Where is rupee headed?
The rupee, which has depreciated by about 12 percent against the US dollar from last Diwali and about 14 percent so far in 2018, could stabalise in the next 12 months or so, suggest experts.
As many as 48 percent of the poll respondents feel that the currency could hover in the range of Rs 73-75/USD, while 19 percent are of the view that it could depreciate further towards Rs 78-80/USD, and the rest 33 percent are of the view that rupee could rise, below Rs 73/USD.
"The rupee may, however, not be out of the woods just as yet. How the oil market reacts when the US sanctions on Iran actually come into effect from November 4 remains to be seen. The crude prices could rally again if the supply is constricted," Abhishek Goenka, CEO of India Forex Advisors said.
"The outcome of the US mid-term elections on November 6 will set the tone for the US dollar. The Republicans are expected to retain control of the Senate but concede the House to the Democrats. A stronger than expected show by the Republicans would be positive for the US dollar and negative for EM assets,” he said.
Goenka further added that the Rupee consolidates over the next few trading sessions in the 72.60-74.00 range before we see the next decisive move. However, the broad trend of the USDINR pair is still up.
The big trigger for markets would be the outcome of state elections, suggest experts. As many as 81 percent of the poll respondents feel that the outcome of the state elections will impact equity markets while the rest 19 percent feel that markets are unlikely to get impacted.

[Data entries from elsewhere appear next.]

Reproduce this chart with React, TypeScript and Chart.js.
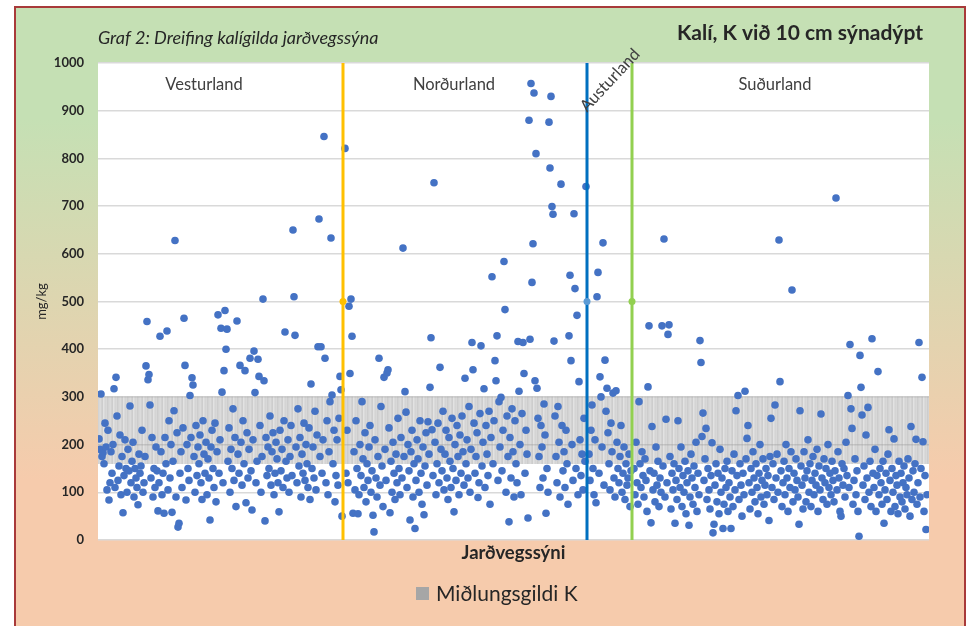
import React, { useEffect, useRef } from 'react';
import { Chart, registerables } from 'chart.js';

Chart.register(...registerables);

// K (mg/kg) per soil sample, in sample order, by region
const vesturland = [
  212, 190, 306, 175, 183, 160, 245, 195, 105, 230,
  84, 120, 185, 140, 200, 317, 110, 341, 260, 125,
  155, 220, 95, 175, 57, 135, 210, 150, 100, 190,
  145, 281, 120, 165, 205, 90, 150, 130, 110, 74,
  180, 140, 155, 230, 100, 120, 175, 365, 458, 336,
  347, 283, 130, 215, 90, 150, 110, 195, 145, 61,
  120, 427, 185, 95, 140, 56, 215, 160, 438, 105,
  250, 130, 200, 58, 165, 271, 628, 90, 225, 27,
  35, 140, 185, 110, 235, 465, 366, 84, 200, 150,
  125, 303, 215, 340, 325, 175, 100, 240, 135, 195,
  160, 220, 120, 85, 250, 180, 140, 205, 95, 170,
  130, 42, 195, 230, 150, 110, 245, 80, 185, 472,
  140, 210, 444, 310, 120, 355, 481, 400, 442, 165,
  235, 100, 190, 150, 275, 125, 215, 70, 459, 180,
  140, 366, 205, 115, 250, 160, 355, 78, 225, 130,
  190, 381, 145, 63, 210, 396, 309, 120, 165, 379,
  343, 240, 100, 175, 505, 334, 40, 215, 135, 195,
  150, 260, 115, 185, 225, 95, 140, 205, 170, 120,
  59, 230, 145, 190, 110, 250, 436, 165, 130, 210,
  100, 175, 240, 135, 650, 510, 429, 195, 120, 275,
  155, 215, 90, 180, 140, 245, 125, 200, 160, 110,
  235, 85, 327, 150, 195, 130, 270, 105, 220, 405,
  673, 175, 405, 140, 210, 846, 381, 120, 250, 95,
  185, 290, 633, 304, 160, 230, 80, 135, 210, 115,
  255, 343, 315, 50,
];

const nordurland = [
  821, 140, 230, 120, 490, 349, 505, 427, 56, 185,
  105, 250, 150, 55, 95, 200, 135, 290, 170, 110,
  225, 80, 160, 125, 195, 240, 100, 145, 52, 17,
  210, 130, 90, 175, 381, 115, 280, 155, 70, 341,
  190, 125, 350, 357, 235, 57, 165, 100, 205, 140,
  85, 180, 120, 255, 150, 95, 215, 130, 612, 175,
  311, 268, 110, 200, 145, 42, 185, 230, 90, 160,
  24, 125, 210, 170, 100, 250, 140, 75, 195, 53,
  155, 225, 115, 248, 180, 320, 424, 231, 135, 749,
  205, 95, 160, 245, 120, 362, 190, 145, 270, 105,
  180, 230, 130, 85, 215, 165, 110, 255, 150, 59,
  200, 125, 240, 175, 95, 220, 140, 260, 185, 115,
  339, 160, 210, 130, 280, 100, 190, 414, 357, 245,
  140, 175, 225, 89, 120, 265, 407, 155, 205, 317,
  110, 240, 180, 135, 270, 75, 215, 552, 160, 250,
  376, 334, 428, 125, 290, 195, 299, 145, 230, 584,
  483, 100, 260, 175, 38, 215, 130, 275, 185, 90,
  250, 160, 120, 416, 312, 200, 95, 265, 414, 349,
  140, 230, 180, 46, 880, 421, 957, 540, 621, 937,
  334, 810, 318, 255, 175, 110, 240, 195, 130, 285,
  220, 56, 150, 100, 876, 780, 930, 699, 683, 417,
  260, 175, 120, 280, 205, 90, 746, 240, 145, 185,
  110, 230, 160, 75, 428, 555, 376, 200, 125, 684,
  527, 150, 471, 95, 332, 210, 135, 180, 105, 255,
  165, 741,
];

const austurland = [
  180, 125, 230, 283, 150, 95, 210, 78, 510, 561,
  140, 342, 300, 195, 623, 115, 377, 270, 318, 225,
  160, 105, 245, 185, 308, 130, 90, 313, 205, 150,
  120, 175, 240, 100, 140, 195, 85, 160, 115, 130,
  180, 70, 145,
];

const sudurland = [
  150, 95, 205, 120, 75, 290, 160, 110, 185, 135,
  90, 170, 125, 60, 321, 449, 145, 36, 238, 105,
  140, 80, 195, 115, 165, 70, 130, 100, 449, 155,
  631, 90, 253, 120, 431, 451, 175, 65, 140, 105,
  160, 35, 125, 85, 250, 150, 110, 195, 70, 135,
  100, 165, 55, 120, 145, 31, 90, 180, 130, 75,
  155, 110, 205, 60, 140, 95, 418, 372, 217, 266,
  125, 170, 234, 85, 150, 105, 65, 135, 204, 15,
  33, 115, 160, 80, 140, 55, 190, 100, 130, 24,
  75, 150, 110, 165, 60, 120, 90, 24, 145, 70,
  180, 105, 271, 135, 303, 85, 160, 115, 50, 140,
  95, 312, 170, 213, 240, 120, 65, 150, 100, 185,
  130, 80, 160, 110, 55, 140, 200, 90, 125, 170,
  75, 115, 150, 95, 135, 41, 175, 255, 110, 160,
  85, 283, 130, 180, 100, 629, 332, 145, 70, 120,
  165, 95, 200, 130, 60, 150, 110, 185, 524, 80,
  140, 105, 170, 125, 90, 33, 271, 155, 115, 65,
  185, 130, 80, 145, 210, 100, 160, 70, 125, 175,
  95, 140, 115, 190, 60, 155, 105, 264, 130, 85,
  170, 120, 150, 75, 200, 110, 140, 95, 165, 125,
  80, 145, 717, 105, 185, 130, 60, 50, 160, 115,
  150, 90, 205, 135, 303, 110, 410, 275, 234, 75,
  125, 170, 95, 145, 60, 8, 387, 320, 262, 115,
  155, 85, 220, 130, 278, 100, 165, 70, 422, 140,
  110, 190, 60, 135, 353, 95, 150, 120, 75, 165,
  35, 105, 140, 85, 180, 231, 125, 60, 150, 100,
  212, 70, 135, 115, 55, 165, 90, 140, 80, 120,
  155, 65, 110, 95, 170, 130, 50, 238, 85, 145,
  100, 160, 211, 75, 120, 414, 90, 150, 341, 206,
  60, 135, 22, 95,
];

const regionNames = ['Vesturland', 'Norðurland', 'Austurland', 'Suðurland'];
const separatorColors = ['#ffc000', '#0070c0', '#92d050'];
const separatorMarkerColors = ['#ffc000', '#5b9bd5', '#92d050'];
const yTicks = [0, 100, 200, 300, 400, 500, 600, 700, 800, 900, 1000];
const medianBand = [160, 300];
const separatorMarkerValue = 500;

const chartTitle = 'Kalí, K við 10 cm sýnadýpt';
const chartSubtitle = 'Graf 2: Dreifing kalígilda jarðvegssýna';
const yAxisTitle = 'mg/kg';
const xAxisTitle = 'Jarðvegssýni';
const bandLabel = 'Miðlungsgildi K';

const FONT = 'Lato';

export default function App() {
  const ref = useRef<HTMLCanvasElement | null>(null);

  useEffect(() => {
    const canvas = ref.current;
    if (!canvas) return;

    const regions = [vesturland, nordurland, austurland, sudurland];
    const points: { x: number; y: number }[] = [];
    const separators: number[] = [];
    let cursor = 1;
    regions.forEach((arr, r) => {
      arr.forEach((v, i) => points.push({ x: cursor + i, y: v }));
      cursor += arr.length;
      if (r < regions.length - 1) {
        separators.push(cursor);
        cursor += 2;
      }
    });
    const xMax = cursor + 1;

    const band: { x: number; y: number[] }[] = [];
    for (let i = 0; i <= xMax; i++) band.push({ x: i, y: medianBand });
    const stripe = [0.38, 0.18, 0.31, 0.14, 0.42, 0.24, 0.1, 0.34, 0.2, 0.28];

    const sepDatasets = separators.map((sx, i) => ({
      type: 'line' as const,
      data: [
        { x: sx, y: 0 },
        { x: sx, y: separatorMarkerValue },
        { x: sx, y: 1000 },
      ],
      borderColor: separatorColors[i],
      borderWidth: 3,
      pointRadius: [0, 3.5, 0],
      pointBackgroundColor: separatorMarkerColors[i],
      pointBorderWidth: 0,
      fill: false,
      order: 1,
    }));

    const labelPos = [
      { x: 106, y: 954, rot: 0 },
      { x: 356, y: 954, rot: 0 },
      { x: 512, y: 964, rot: -0.82 },
      { x: 677, y: 954, rot: 0 },
    ];

    const decor = {
      id: 'decor',
      beforeDraw(chart: any) {
        const { ctx, chartArea: a } = chart;
        ctx.save();
        ctx.fillStyle = '#ffffff';
        ctx.fillRect(a.left, a.top, a.right - a.left, a.bottom - a.top);
        ctx.restore();
      },
      afterDraw(chart: any) {
        const { ctx, chartArea: a } = chart;
        const xs = chart.scales.x;
        const ys = chart.scales.y;
        ctx.save();
        ctx.textBaseline = 'middle';
        ctx.fillStyle = '#262626';
        ctx.textAlign = 'left';
        ctx.font = `italic 18px ${FONT}`;
        ctx.fillText(chartSubtitle, 98, 38);
        ctx.textAlign = 'right';
        ctx.font = `bold 21px ${FONT}`;
        ctx.fillText(chartTitle, 923, 33);

        ctx.fillStyle = '#404040';
        ctx.font = `16.5px ${FONT}`;
        regionNames.forEach((name, i) => {
          const p = labelPos[i];
          const px = xs.getPixelForValue(p.x);
          const py = ys.getPixelForValue(p.y);
          ctx.save();
          ctx.translate(px, py);
          ctx.rotate(p.rot);
          ctx.textAlign = 'center';
          ctx.fillText(name, 0, 0);
          ctx.restore();
        });

        ctx.fillStyle = '#262626';
        ctx.save();
        ctx.translate(42, (a.top + a.bottom) / 2);
        ctx.rotate(-Math.PI / 2);
        ctx.textAlign = 'center';
        ctx.font = `13px ${FONT}`;
        ctx.fillText(yAxisTitle, 0, 0);
        ctx.restore();

        ctx.textAlign = 'center';
        ctx.font = `bold 18.5px ${FONT}`;
        ctx.fillText(xAxisTitle, (a.left + a.right) / 2, 553);

        ctx.fillStyle = '#a6a6a6';
        ctx.fillRect(416, 587, 13, 13);
        ctx.fillStyle = '#262626';
        ctx.textAlign = 'left';
        ctx.font = `21px ${FONT}`;
        ctx.fillText(bandLabel, 436, 594);
        ctx.restore();
      },
    };

    const chart = new Chart(canvas, {
      type: 'scatter',
      data: {
        datasets: [
          ...sepDatasets,
          {
            type: 'scatter' as const,
            label: 'K',
            data: points,
            backgroundColor: '#4472c4',
            borderWidth: 0,
            pointRadius: 3.8,
            order: 5,
          },
          {
            type: 'bar' as const,
            label: bandLabel,
            data: band as any,
            backgroundColor: (c: any) => `rgba(150,150,150,${stripe[c.dataIndex % stripe.length]})`,
            borderWidth: 0,
            barThickness: 1,
            grouped: false,
            order: 10,
          },
        ],
      } as any,
      options: {
        responsive: false,
        animation: false,
        events: [],
        layout: { padding: { left: 30, right: 43, top: 63, bottom: 86 } },
        plugins: {
          legend: { display: false },
          tooltip: { enabled: false },
          title: { display: false },
        },
        scales: {
          x: {
            type: 'linear',
            min: 0,
            max: xMax,
            offset: false,
            display: false,
          },
          y: {
            type: 'linear',
            min: 0,
            max: 1000,
            afterFit: (s: any) => {
              s.width = 68;
            },
            afterBuildTicks: (s: any) => {
              s.ticks = yTicks.map((v) => ({ value: v }));
            },
            border: { display: false },
            grid: { color: '#d9d9d9', lineWidth: 1.6, drawTicks: false },
            ticks: {
              padding: 14,
              color: '#262626',
              font: { family: FONT, size: 13, weight: 'bold' },
              callback: (v: any) => String(v),
            },
          },
        },
      } as any,
      plugins: [decor],
    });

    return () => chart.destroy();
  }, []);

  return (
    <div style={{ position: 'absolute', left: 0, top: 0, width: 972, height: 626, overflow: 'hidden', background: '#ffffff' }}>
      <div
        style={{
          position: 'absolute',
          left: 14,
          top: 6,
          width: 952,
          height: 660,
          boxSizing: 'border-box',
          border: '2px solid #a83a3a',
          background: 'linear-gradient(to bottom, #c5e0b4 0%, #c5e0b4 17%, #f6cbac 72%, #f6cbac 100%)',
        }}
      />
      <canvas
        ref={ref}
        width={972}
        height={626}
        style={{ position: 'absolute', left: 0, top: 0, width: 972, height: 626 }}
      />
    </div>
  );
}
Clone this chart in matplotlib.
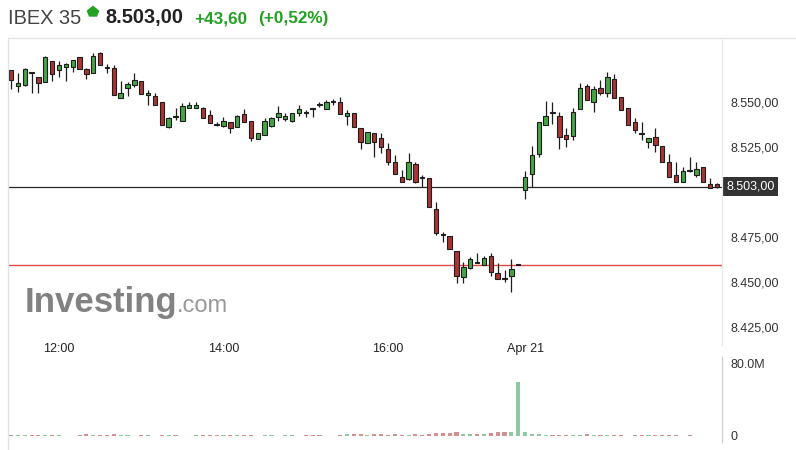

During November and December, five states will go to polls and could impact the sentiment for general elections. Most experts feel that the outcome of the polls are in fact precursor to the big 2019 Lok Sabha elections.
“The election period is only going to make Indian equity market more volatile and the increased volatility will create more opportunities for many savvy investors. We believe corporate earnings, movement of the Indian rupee and crude price, political as well as global factors will play a crucial role for the market movement in near term,” Sanjeev Jain, AVP, Ashika Stock Broking told Moneycontrol.
“We advise investors to stay focused on and do investment in the companies, which are fundamentally strong and sound management,” he said.